Pastels are not chalk. The pastel sticks I use to paint with are made of pure pigment mixed
with a small amount of binder to hold the pigment together.

Pastel paintings will hold their pure color and brilliance longer than oil paintings. They are archival,
and if kept out of direct sunlight, they will enhance the viewer as long as a Cassatt or a Degas
pastel painting.

Pastels must be kept under glass because - even if they are sprayed with a clear fixative, as most
of ours are - the pigment will smear if it's touched.

For the most part, I have used clear glass to frame my paintings, but that could easily be replaced
with UV or Museum glass. Museum glass is almost totally nonreflective, but expensive. Plexiglass
can not be used on pastel because the plastic in the plexiglass attracts the pigment particles of
the pastel medium, and would transfer them onto the plexiglass.

Art materials manufacturers are responding with exciting new pastel surfaces and wonderful
new pastel sticks that range from hard to extremely soft.

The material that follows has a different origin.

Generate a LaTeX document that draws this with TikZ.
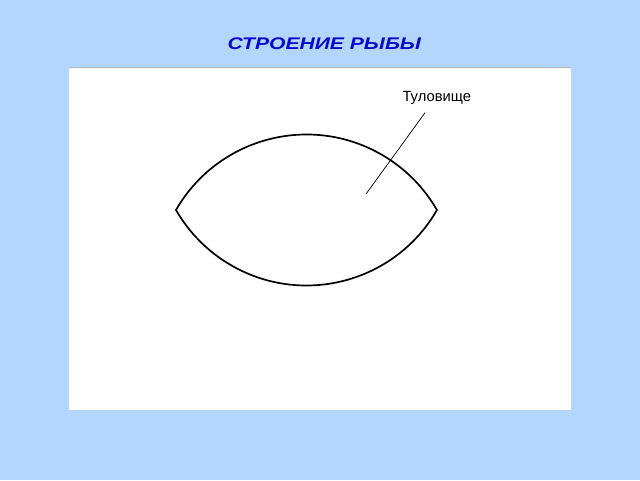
\documentclass[tikz,border=0pt]{standalone}
\usepackage{fontspec}
\setmainfont{Liberation Sans}
\definecolor{slidebg}{RGB}{179,214,255}
\definecolor{titleblue}{RGB}{10,10,204}
\begin{document}
\begin{tikzpicture}[draw=black,line width=1.2pt]
		\fill[slidebg] (0,0) rectangle (16,12);
		\useasboundingbox (0,0) rectangle (16,12);
		\fill[white] (1.725,1.75) rectangle (14.275,10.325);
		\draw[gray!60,line width=0.6pt] (1.725,10.325) -- (14.275,10.325);
		\node[titleblue,font=\fontsize{12}{14}\selectfont\bfseries\itshape,xscale=1.25,transform shape] (title) at (8.11,10.91) {СТРОЕНИЕ РЫБЫ};
		% body: two arcs
		\draw (4.4,6.75)
			arc[start angle=150.1, end angle=29.9, radius=3.7625]
			arc[start angle=-29.9, end angle=-150.1, radius=3.7625]
			-- cycle;
		\node[font=\fontsize{10.5}{12}\selectfont] (tul) at (10.92,9.56) {Туловище};
		\coordinate (tip) at (9.15,7.15);
		\draw[line width=0.5pt] ([xshift=-8.3pt,yshift=-2pt]tul.south) -- (tip);
	\end{tikzpicture}
\end{document}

The surfaces I use are sanded surfaces (archival and acid free, of course) that can hold up to
25 layers of pastel pigments. That is why a good pastel painting is often mistaken for an oil
painting. It's also why today's pastel artists can do so much more with the medium than sketch,
which was the way pastels were often used in the past.

Look for more pastel paintings in galleries and art shows. Buy only what you love, and enjoy!